--- Task instructions ---
Leave out the pictures, and retype only the lines from the beginning of the material through the line that contains "socialize, act, appreciate\linebreak", including both.

--- Items listed in a dataset ---
☆ ☆ ☆

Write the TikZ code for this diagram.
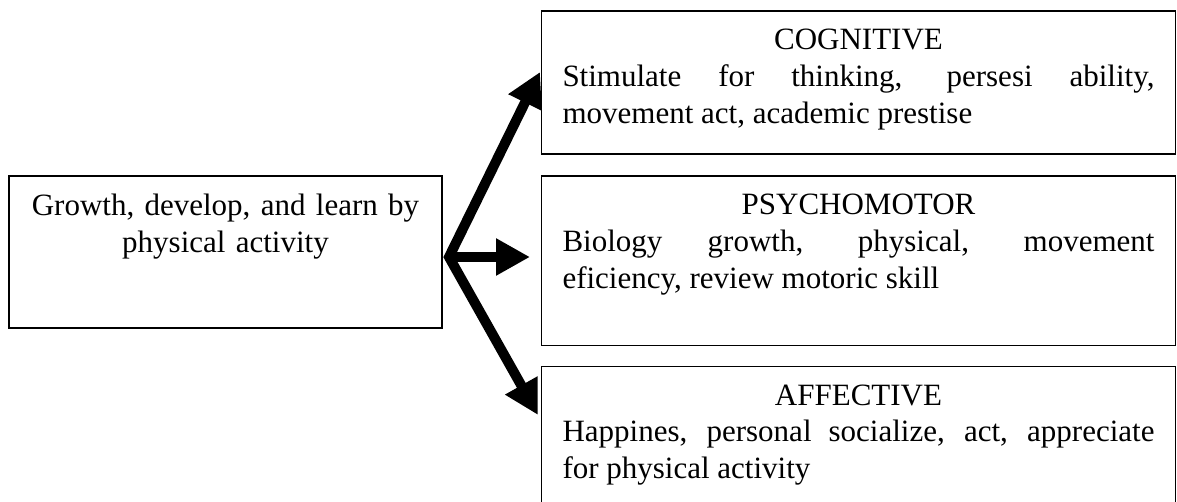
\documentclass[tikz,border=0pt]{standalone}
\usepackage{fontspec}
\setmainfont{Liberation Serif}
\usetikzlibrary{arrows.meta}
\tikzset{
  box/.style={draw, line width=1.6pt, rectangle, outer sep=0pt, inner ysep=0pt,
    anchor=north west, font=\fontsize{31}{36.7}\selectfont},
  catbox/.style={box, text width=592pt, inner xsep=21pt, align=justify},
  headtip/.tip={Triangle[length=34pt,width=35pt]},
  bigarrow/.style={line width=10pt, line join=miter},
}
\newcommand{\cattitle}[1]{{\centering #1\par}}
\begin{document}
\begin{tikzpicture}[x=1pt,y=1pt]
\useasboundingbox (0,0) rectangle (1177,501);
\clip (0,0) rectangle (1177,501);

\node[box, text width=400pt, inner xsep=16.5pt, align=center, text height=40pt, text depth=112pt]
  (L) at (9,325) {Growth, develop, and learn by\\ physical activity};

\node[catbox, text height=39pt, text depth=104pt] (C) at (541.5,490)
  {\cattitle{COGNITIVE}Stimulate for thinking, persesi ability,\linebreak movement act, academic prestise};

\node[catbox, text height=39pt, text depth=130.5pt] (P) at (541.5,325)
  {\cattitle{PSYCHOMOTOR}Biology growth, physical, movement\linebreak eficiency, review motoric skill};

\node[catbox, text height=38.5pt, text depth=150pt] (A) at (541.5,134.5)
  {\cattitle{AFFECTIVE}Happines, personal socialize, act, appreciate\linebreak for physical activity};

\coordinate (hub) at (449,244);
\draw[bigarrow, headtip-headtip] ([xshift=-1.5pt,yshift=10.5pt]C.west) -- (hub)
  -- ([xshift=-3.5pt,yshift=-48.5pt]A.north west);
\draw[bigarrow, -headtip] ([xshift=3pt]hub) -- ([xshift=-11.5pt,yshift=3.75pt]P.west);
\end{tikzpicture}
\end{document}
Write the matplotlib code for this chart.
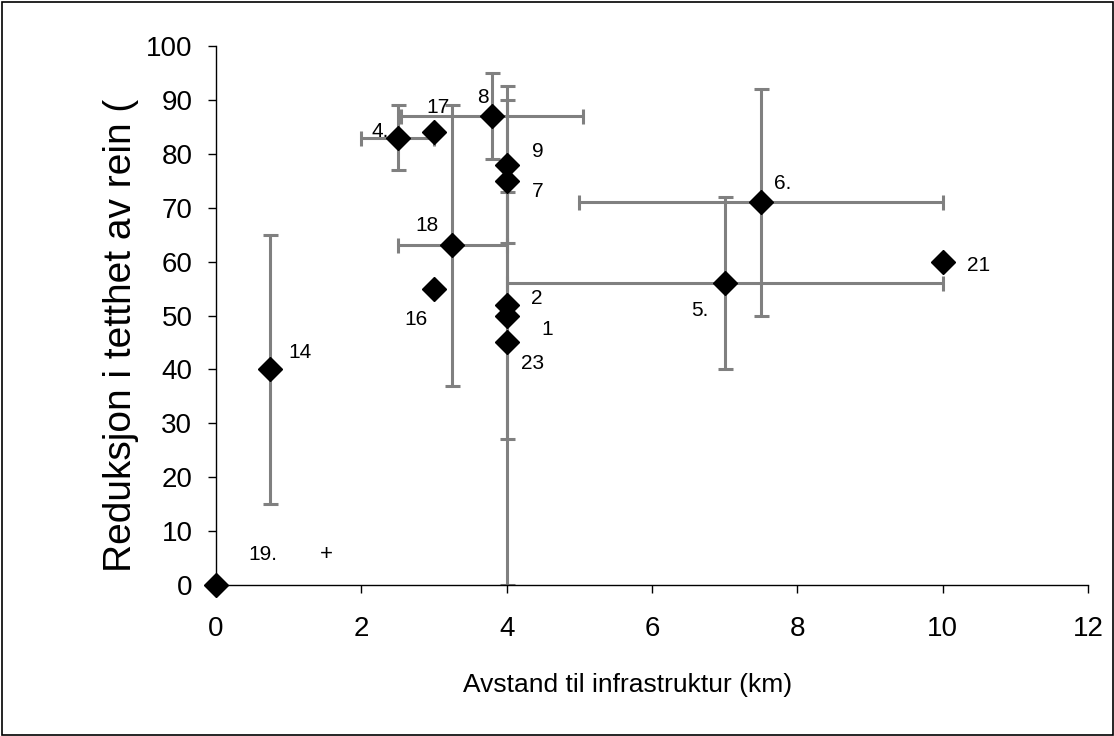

☆ ☆ ☆

--- Answer to the problem ---
Write the TikZ code for this diagram.
\documentclass[tikz,border=0pt]{standalone}
\usepackage{fontspec}
\setmainfont{Liberation Serif}
\usetikzlibrary{arrows.meta}
\tikzset{
  box/.style={draw, line width=1.6pt, rectangle, outer sep=0pt, inner ysep=0pt,
    anchor=north west, font=\fontsize{31}{36.7}\selectfont},
  catbox/.style={box, text width=592pt, inner xsep=21pt, align=justify},
  headtip/.tip={Triangle[length=34pt,width=35pt]},
  bigarrow/.style={line width=10pt, line join=miter},
}
\newcommand{\cattitle}[1]{{\centering #1\par}}
\begin{document}
\begin{tikzpicture}[x=1pt,y=1pt]
\useasboundingbox (0,0) rectangle (1177,501);
\clip (0,0) rectangle (1177,501);

\node[box, text width=400pt, inner xsep=16.5pt, align=center, text height=40pt, text depth=112pt]
  (L) at (9,325) {Growth, develop, and learn by\\ physical activity};

\node[catbox, text height=39pt, text depth=104pt] (C) at (541.5,490)
  {\cattitle{COGNITIVE}Stimulate for thinking, persesi ability,\linebreak movement act, academic prestise};

\node[catbox, text height=39pt, text depth=130.5pt] (P) at (541.5,325)
  {\cattitle{PSYCHOMOTOR}Biology growth, physical, movement\linebreak eficiency, review motoric skill};

\node[catbox, text height=38.5pt, text depth=150pt] (A) at (541.5,134.5)
  {\cattitle{AFFECTIVE}Happines, personal socialize, act, appreciate\linebreak for physical activity};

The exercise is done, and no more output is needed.